Deutsche kaufen weiter fleißig Gold – und avancieren auch international zum Spitzenreiter

Deutschlands Bürger sind seit jeher Edelmetallen angetan – in der jüngeren Vergangenheit wurde das aber noch einmal besonders deutlich. Mittlerweile führen die Deutschen mit großem Abstand die Netto-Käufer-Rangliste für das wertvolle Edelmetall an. Wie sicher ist eine solche Absicherung gegenüber der Inflation? Und gibt es mitunter eine „staatsgemachte“ Gefahr?

Mit Gold gegen die Inflation

Inflationäre Tendenzen waren zumindest in einigen Lebensbereichen lange verschwunden. Wo sich die Inflation vor allem bemerkbar machte, war am Finanzmarkt. Denn auch Aktien- und Anleihenbewertungen zählen zum allgemeinen Preisniveau und müssten theoretisch in der Bemessung der Inflationsrate berücksichtigt werden. Besonders gut lässt sich das in den letzten Jahrzehnten an den rasant steigenden Immobilienpreisen ablesen, die es heute schon vielen jungen Deutschen de facto unmöglich machen, jemals ein Eigenheim zu besitzen. Einen nicht weniger imposanten Anstieg legten andere Kapitalmärkte hin, vom Aktienmarkt, über den Kryptomarkt bis hin auch zum Goldmarkt.

Das Edelmetall genießt seit jeher einen Ruf als zuverlässiger Inflationsschutz und lässt sich, in physischer Form, sogar in Eigenregie verwahren – anders als bei beispielsweise ETCs, ist dafür kein Vertrauensvorschuss gegenüber dem Emittenten des Papiers erforderlich. Wie beliebt Gold aktuell ist, zeigt ein Blick auf den Goldpreis. Speziell in Deutschland ist es hingegen sinnvoller, sich die Zukäufe im Jahr 2021 anzuschauen. Nach aktuellen Erhebungen kauften Deutschlands Bürger allein in den ersten sechs Monaten des Jahres 2021 weit mehr als 90 Tonnen Gold in Münz- oder Barrenform. Das ist wiederum einem jüngst veröffentlichten Bericht des renommierten Forums „World Gold Council“ zu entnehmen. 

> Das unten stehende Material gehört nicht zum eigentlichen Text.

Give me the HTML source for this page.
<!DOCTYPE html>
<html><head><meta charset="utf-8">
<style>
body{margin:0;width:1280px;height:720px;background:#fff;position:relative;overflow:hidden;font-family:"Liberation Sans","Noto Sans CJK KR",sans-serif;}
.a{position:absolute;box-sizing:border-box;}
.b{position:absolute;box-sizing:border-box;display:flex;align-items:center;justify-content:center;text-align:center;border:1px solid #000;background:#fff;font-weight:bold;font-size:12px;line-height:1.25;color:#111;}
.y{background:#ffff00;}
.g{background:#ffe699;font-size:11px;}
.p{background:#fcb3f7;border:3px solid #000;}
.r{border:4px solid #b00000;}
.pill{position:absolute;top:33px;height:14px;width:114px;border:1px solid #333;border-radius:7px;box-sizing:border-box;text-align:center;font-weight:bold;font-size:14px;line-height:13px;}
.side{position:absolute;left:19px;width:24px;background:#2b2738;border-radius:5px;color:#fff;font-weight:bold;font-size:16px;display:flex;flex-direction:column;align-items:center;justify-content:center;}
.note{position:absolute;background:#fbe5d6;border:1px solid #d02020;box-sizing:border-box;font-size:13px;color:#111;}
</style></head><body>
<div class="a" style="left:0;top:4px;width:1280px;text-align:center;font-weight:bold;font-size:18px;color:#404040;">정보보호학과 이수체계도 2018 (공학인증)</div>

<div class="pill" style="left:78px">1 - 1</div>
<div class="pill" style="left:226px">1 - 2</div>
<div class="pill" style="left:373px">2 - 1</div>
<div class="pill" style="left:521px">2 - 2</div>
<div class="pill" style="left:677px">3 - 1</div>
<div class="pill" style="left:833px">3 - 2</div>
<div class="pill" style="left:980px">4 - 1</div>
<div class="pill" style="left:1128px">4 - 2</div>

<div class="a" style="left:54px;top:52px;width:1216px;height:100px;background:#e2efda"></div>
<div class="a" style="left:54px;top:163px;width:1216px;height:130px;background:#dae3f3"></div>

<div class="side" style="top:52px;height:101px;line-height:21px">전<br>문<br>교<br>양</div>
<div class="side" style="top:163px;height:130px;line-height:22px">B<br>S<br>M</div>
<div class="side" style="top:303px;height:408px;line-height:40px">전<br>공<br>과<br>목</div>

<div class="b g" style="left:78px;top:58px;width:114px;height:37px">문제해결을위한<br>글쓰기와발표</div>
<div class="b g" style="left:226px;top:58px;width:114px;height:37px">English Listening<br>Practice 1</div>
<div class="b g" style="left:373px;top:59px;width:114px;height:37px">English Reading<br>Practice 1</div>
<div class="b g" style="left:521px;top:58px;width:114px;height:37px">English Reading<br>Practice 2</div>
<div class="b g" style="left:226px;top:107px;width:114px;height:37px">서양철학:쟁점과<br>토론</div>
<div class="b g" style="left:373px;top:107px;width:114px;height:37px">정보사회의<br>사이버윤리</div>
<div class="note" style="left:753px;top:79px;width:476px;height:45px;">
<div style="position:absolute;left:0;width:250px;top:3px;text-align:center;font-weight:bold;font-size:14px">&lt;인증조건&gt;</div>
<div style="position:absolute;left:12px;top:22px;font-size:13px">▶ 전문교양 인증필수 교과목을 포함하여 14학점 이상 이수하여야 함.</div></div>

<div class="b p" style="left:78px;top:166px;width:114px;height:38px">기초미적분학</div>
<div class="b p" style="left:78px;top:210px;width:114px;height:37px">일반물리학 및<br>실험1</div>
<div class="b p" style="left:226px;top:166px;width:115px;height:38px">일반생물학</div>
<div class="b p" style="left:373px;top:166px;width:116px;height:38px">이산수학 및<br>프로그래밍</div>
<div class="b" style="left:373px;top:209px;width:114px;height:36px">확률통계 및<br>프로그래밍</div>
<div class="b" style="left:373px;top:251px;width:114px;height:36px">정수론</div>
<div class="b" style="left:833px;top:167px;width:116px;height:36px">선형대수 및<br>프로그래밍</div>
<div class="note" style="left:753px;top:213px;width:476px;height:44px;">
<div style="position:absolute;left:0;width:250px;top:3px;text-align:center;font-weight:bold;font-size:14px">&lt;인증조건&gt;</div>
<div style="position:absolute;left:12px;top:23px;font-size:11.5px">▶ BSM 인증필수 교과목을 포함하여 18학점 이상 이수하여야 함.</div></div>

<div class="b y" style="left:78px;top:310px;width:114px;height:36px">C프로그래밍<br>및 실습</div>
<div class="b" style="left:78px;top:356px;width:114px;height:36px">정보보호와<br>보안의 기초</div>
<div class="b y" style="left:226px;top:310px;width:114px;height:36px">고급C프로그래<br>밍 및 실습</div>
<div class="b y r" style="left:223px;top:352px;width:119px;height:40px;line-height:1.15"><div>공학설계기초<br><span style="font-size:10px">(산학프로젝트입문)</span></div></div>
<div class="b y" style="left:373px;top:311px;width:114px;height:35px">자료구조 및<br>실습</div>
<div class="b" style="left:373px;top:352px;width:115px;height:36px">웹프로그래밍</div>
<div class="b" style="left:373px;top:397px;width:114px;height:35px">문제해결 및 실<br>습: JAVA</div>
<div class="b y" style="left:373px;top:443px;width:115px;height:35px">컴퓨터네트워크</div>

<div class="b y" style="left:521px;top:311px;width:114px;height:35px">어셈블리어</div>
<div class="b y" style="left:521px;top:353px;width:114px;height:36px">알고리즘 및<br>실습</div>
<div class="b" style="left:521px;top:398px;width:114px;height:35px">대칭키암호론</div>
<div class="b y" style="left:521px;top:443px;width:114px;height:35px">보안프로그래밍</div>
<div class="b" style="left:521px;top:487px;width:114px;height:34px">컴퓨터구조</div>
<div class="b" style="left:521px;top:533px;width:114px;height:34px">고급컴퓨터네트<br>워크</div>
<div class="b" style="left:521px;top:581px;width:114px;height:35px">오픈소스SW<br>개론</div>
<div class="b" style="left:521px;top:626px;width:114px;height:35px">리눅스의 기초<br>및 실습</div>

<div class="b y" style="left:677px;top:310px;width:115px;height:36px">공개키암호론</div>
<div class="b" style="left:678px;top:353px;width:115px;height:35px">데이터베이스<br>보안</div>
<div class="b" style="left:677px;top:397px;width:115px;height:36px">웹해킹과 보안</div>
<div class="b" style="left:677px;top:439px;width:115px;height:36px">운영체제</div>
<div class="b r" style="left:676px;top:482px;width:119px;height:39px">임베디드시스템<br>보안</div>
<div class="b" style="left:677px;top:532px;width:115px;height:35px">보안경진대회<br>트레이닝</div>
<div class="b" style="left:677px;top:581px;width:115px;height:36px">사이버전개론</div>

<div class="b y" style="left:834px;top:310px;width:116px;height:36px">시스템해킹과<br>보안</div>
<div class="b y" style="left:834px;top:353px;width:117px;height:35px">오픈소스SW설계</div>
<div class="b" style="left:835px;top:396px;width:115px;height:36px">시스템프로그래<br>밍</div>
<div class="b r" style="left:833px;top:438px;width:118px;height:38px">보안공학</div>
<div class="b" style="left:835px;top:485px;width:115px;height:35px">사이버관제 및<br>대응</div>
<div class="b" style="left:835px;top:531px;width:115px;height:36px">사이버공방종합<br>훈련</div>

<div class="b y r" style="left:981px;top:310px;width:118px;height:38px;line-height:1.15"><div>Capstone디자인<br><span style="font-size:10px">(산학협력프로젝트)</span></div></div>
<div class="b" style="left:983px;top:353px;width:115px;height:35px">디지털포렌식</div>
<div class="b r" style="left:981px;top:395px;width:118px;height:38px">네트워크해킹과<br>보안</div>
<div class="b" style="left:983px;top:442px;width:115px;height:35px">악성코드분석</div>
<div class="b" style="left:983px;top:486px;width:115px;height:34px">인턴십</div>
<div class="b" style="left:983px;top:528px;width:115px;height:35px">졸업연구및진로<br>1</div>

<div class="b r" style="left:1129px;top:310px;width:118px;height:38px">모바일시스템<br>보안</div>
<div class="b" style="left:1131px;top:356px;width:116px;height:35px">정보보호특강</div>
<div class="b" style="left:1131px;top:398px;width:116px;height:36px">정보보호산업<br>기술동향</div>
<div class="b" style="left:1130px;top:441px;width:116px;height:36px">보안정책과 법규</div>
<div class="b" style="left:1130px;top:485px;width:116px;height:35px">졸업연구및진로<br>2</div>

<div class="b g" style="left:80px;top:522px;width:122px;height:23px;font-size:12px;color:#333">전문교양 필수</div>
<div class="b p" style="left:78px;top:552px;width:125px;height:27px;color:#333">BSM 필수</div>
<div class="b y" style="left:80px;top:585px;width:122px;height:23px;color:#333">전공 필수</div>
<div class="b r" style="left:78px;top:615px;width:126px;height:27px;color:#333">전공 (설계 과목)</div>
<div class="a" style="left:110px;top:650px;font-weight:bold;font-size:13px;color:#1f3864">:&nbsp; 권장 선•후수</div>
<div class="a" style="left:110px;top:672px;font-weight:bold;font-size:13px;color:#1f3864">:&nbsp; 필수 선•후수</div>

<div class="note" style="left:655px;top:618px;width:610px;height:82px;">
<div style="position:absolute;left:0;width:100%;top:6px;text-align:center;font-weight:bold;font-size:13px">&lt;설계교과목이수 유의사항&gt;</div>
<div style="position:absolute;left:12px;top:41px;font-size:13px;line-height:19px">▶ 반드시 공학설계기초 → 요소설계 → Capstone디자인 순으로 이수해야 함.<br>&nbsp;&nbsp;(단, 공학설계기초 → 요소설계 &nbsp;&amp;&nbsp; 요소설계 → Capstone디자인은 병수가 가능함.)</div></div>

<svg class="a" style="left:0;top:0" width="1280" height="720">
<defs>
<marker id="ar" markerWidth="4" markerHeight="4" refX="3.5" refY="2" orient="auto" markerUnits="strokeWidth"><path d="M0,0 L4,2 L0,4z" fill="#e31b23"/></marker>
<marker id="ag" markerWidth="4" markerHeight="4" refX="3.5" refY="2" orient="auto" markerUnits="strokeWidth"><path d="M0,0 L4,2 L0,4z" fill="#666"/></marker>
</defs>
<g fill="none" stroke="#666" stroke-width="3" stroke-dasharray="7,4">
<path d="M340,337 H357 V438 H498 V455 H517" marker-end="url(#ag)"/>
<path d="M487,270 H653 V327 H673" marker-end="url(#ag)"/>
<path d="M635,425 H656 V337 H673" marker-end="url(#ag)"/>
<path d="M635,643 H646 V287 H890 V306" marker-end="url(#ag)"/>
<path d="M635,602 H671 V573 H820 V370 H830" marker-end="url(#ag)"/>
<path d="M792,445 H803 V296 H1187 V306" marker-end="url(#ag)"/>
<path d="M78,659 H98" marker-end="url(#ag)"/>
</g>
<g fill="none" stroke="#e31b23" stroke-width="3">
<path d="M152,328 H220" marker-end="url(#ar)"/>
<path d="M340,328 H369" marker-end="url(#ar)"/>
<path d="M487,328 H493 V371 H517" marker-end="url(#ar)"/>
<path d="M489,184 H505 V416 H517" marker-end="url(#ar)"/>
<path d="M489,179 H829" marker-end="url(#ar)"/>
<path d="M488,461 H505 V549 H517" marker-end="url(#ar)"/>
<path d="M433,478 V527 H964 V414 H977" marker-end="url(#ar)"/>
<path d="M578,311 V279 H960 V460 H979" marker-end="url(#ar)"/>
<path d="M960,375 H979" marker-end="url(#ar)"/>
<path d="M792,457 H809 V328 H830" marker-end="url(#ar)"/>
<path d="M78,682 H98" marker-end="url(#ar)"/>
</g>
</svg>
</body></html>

Deutschlands Goldkäufer mit neuem Rekord

Die Zahl markiert einen weiteren Rekord: Zuletzt kauften die Deutschen im Jahr 2009 so viel physisches Gold. Auch damals war es die Angst vor der Wirtschaftskrise sowie dem für Griechenland notwendigen Rettungsschirm, der nicht nur Währungsängste schürte, sondern auch Erinnerungen an inflationäre Zeiten wieder aufkeimen ließ. Eine ganz ähnliche Angst geht nun offensichtlich erneut um. Die Deutschen fürchten, aufgrund der während der Coronapandemie großzügig ausgeschütteten Hilfsgelder, eine massive Inflation. Diese zeigt sich bereits im laufenden Jahr mit offiziell etwa 4 % – wobei der Wert bis zum Jahresende freilich noch steigen kann.

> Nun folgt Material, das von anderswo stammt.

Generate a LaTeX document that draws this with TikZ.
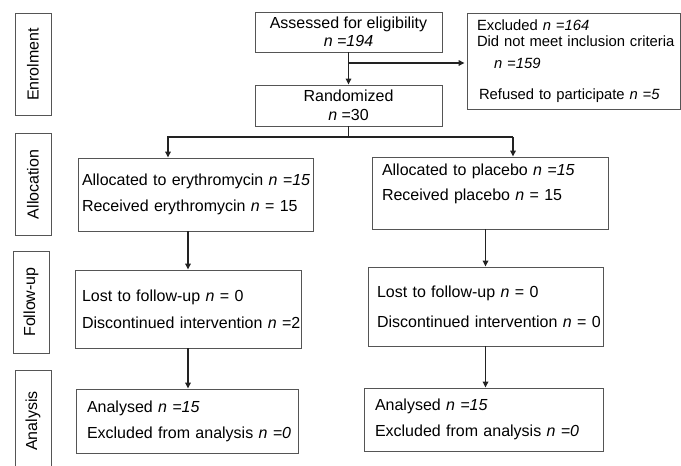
\documentclass[tikz,border=0pt]{standalone}
\usepackage{fontspec}
\setmainfont{Liberation Sans}
\usetikzlibrary{arrows.meta,calc}
\definecolor{boxc}{HTML}{555555}
\definecolor{arrc}{HTML}{222222}
\newcommand\Ln[1]{\mbox{#1}}
\begin{document}
\begin{tikzpicture}[x=1bp,y=-1bp,
  font=\fontsize{16bp}{18bp}\selectfont,
  box/.style={draw=boxc, line width=0.9bp, inner ysep=0pt},
  side/.style={draw=boxc, line width=0.9bp, rotate=90, minimum width=102bp, minimum height=36bp, inner sep=0pt},
  arr/.style={draw=arrc, line width=1.6bp, -{Triangle[length=6bp,width=5.5bp]}},
  ln/.style={draw=arrc, line width=1.6bp}]
\useasboundingbox (0,0) rectangle (681,466);
\clip (0,0) rectangle (681,466);

% side labels
\node[side] (sEn) at (33,64.5) {Enrolment};
\node[side] (sAl) at (33,184.5) {Allocation};
\node[side] (sFu) at (31,302) {Follow-up};
\node[side] (sAn) at (33,421) {Analysis};

% enrolment
\node[box, minimum width=187bp, minimum height=40bp, align=center] (assess) at (348.5,32)
  {Assessed for eligibility\\ \textit{n =194}};
\node[box, minimum width=187bp, minimum height=41bp, align=center] (rand) at (348.5,105.5)
  {Randomized\\[1bp] \textit{n} =30};
\node[box, text width=193bp, inner xsep=10bp, minimum height=96bp, align=left,
      font=\fontsize{14.8bp}{17bp}\selectfont] (excl) at (573.5,61)
  {\Ln{Excluded \textit{n =164}}\\[-1bp]
   \Ln{Did not meet inclusion criteria}\\[5bp]
   \Ln{\hspace*{17bp}\textit{n =159}}\\[14bp]
   \Ln{\hspace*{2bp}Refused to participate \textit{n =5}}};

% allocation
\node[box, text width=227bp, inner xsep=4bp, minimum height=73bp, align=left] (allocL) at (195.5,194.5)
  {\Ln{Allocated to erythromycin \textit{n =15}}\\[8bp]
   \Ln{Received erythromycin \textit{n} = 15}};
\node[box, text width=216bp, inner xsep=10bp, minimum height=72bp, align=left] (allocR) at (490,193)
  {\Ln{Allocated to placebo \textit{n =15}}\\[7bp]
   \Ln{Received placebo \textit{n} = 15}\\[3bp]\mbox{}};

% follow-up
\node[box, text width=212bp, inner xsep=7bp, minimum height=78bp, align=left] (fuL) at (188,309)
  {\Ln{Lost to follow-up \textit{n} = 0}\\[9bp]
   \Ln{Discontinued intervention \textit{n} =2}};
\node[box, text width=217bp, inner xsep=9bp, minimum height=79bp, align=left] (fuR) at (485.5,306.5)
  {\Ln{Lost to follow-up \textit{n} = 0}\\[12bp]
   \Ln{Discontinued intervention \textit{n} = 0}};

% analysis
\node[box, text width=200bp, inner xsep=11bp, minimum height=64bp, align=left] (anL) at (187,421)
  {\Ln{Analysed \textit{n =15}}\\[8bp]
   \Ln{Excluded from analysis \textit{n =0}}};
\node[box, text width=217bp, inner xsep=11bp, minimum height=63bp, align=left] (anR) at (483.5,419.5)
  {\Ln{Analysed \textit{n =15}}\\[8bp]
   \Ln{Excluded from analysis \textit{n =0}}};

% connectors
\draw[arr] (assess.south) -- (rand.north);
\coordinate (c1) at (348.5,63);
\draw[arr, shorten >=2bp] (c1) -- (c1 -| excl.west);
\coordinate (c2) at (348.5,137);
\coordinate (bl) at (168,137);
\coordinate (br) at (513,137);
\draw[ln] (rand.south) -- (c2);
\draw[arr] (br) -- (bl) -- (bl |- allocL.north);
\draw[arr] (br) -- (br |- allocR.north);
\draw[arr] (allocL.south -| fuL.north) -- (fuL.north);
\draw[arr] (allocR.south -| fuR.north) -- (fuR.north);
\draw[arr] (fuL.south) -- (fuL.south |- anL.north);
\draw[arr] (fuR.south) -- (fuR.south |- anR.north);
\end{tikzpicture}
\end{document}
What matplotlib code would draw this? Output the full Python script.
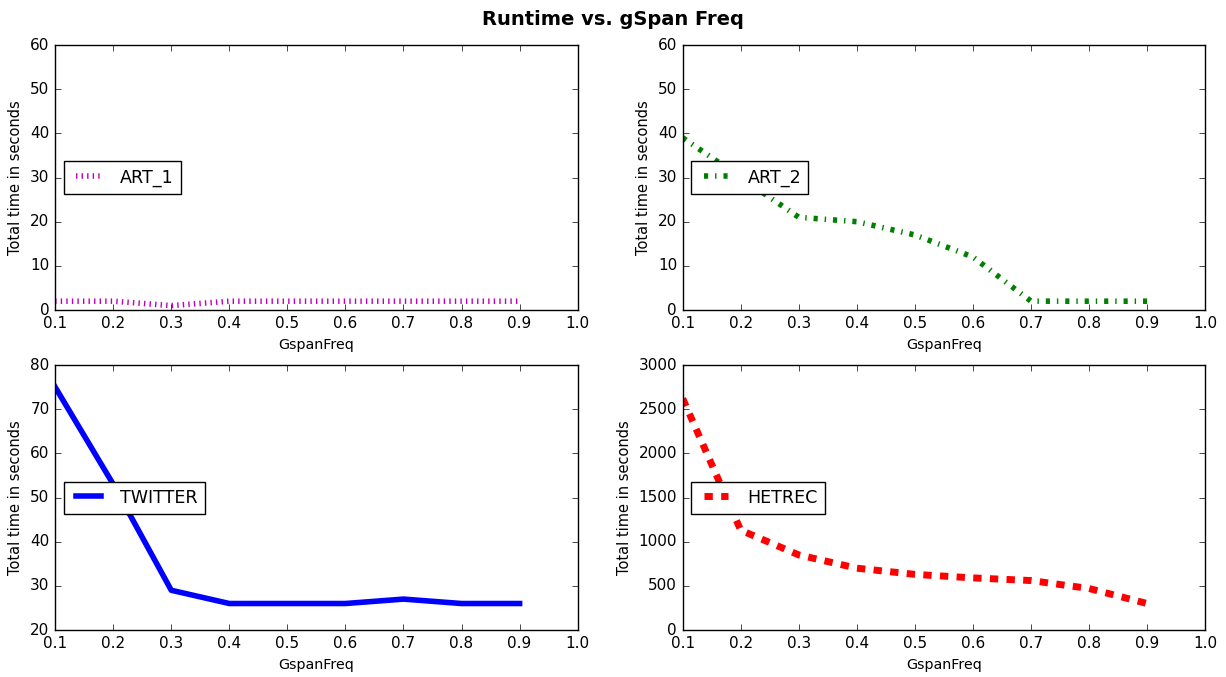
import matplotlib
matplotlib.use("Agg")
import matplotlib.pyplot as plt

plt.style.use("classic")
plt.rcParams["figure.facecolor"] = "white"
plt.rcParams["savefig.facecolor"] = "white"
plt.rcParams["font.family"] = ["DejaVu Sans"]

freq = [0.1, 0.2, 0.3, 0.4, 0.5, 0.6, 0.7, 0.8, 0.9]
art1 = [2, 2, 1, 2, 2, 2, 2, 2, 2]
art2 = [39, 30, 21, 20, 17, 12, 2, 2, 2]
twitter = [75, 53, 29, 26, 26, 26, 27, 26, 26]
hetrec = [2620, 1130, 850, 700, 630, 590, 560, 470, 300]

series = [
    ("ART_1", art1, "m", ":", 4, (0, 60)),
    ("ART_2", art2, "g", "-.", 4, (0, 60)),
    ("TWITTER", twitter, "b", "-", 4, (20, 80)),
    ("HETREC", hetrec, "r", "--", 5, (0, 3000)),
]

fig, axes = plt.subplots(2, 2, figsize=(12.26, 6.77), dpi=100)
fig.subplots_adjust(left=0.045, right=0.983, top=0.9335, bottom=0.0694,
                    wspace=0.201, hspace=0.2075)

for ax, (name, vals, col, ls, lw, ylim) in zip(axes.flat, series):
    ax.plot(freq, vals, color=col, linestyle=ls, linewidth=lw, label=name)
    ax.set_xlim(0.1, 1.0)
    ax.set_ylim(*ylim)
    ax.set_xlabel("GspanFreq", fontsize=10.3)
    ax.set_ylabel("Total time in seconds", fontsize=10.5)
    ax.tick_params(labelsize=11)
    ax.legend(loc="center left", fontsize=12.6)

fig.suptitle("Runtime vs. gSpan Freq", fontsize=14, fontweight="bold", y=0.985)
fig.savefig("out.png", dpi=100)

Nicht in solch einem Verhältnis gestiegen sind hingegen die Löhne und Gehälter. Für viele Menschen, vor allem mit geringerem Einkommen, ist der inflationäre Schub eine potentielle Existenzbedrohung. Sollte die Inflation weiter ausufern, wird es aber nicht nur diese treffen. Dauerhaft zweistellige Raten würden ebenso auch den Mittelstand erodieren – und jegliches Barvermögen oder Bankguthaben, das nicht zusammen mit der Inflation wächst. Folglich darf man den Deutschen als Europas größte Goldkäufer mit Sicherheit vorausschauendes Handeln unterstellen – sie versuchen sich, mit dem historisch besten Inflationsschutz überhaupt, gegen eine zu starke Inflation zu schützen.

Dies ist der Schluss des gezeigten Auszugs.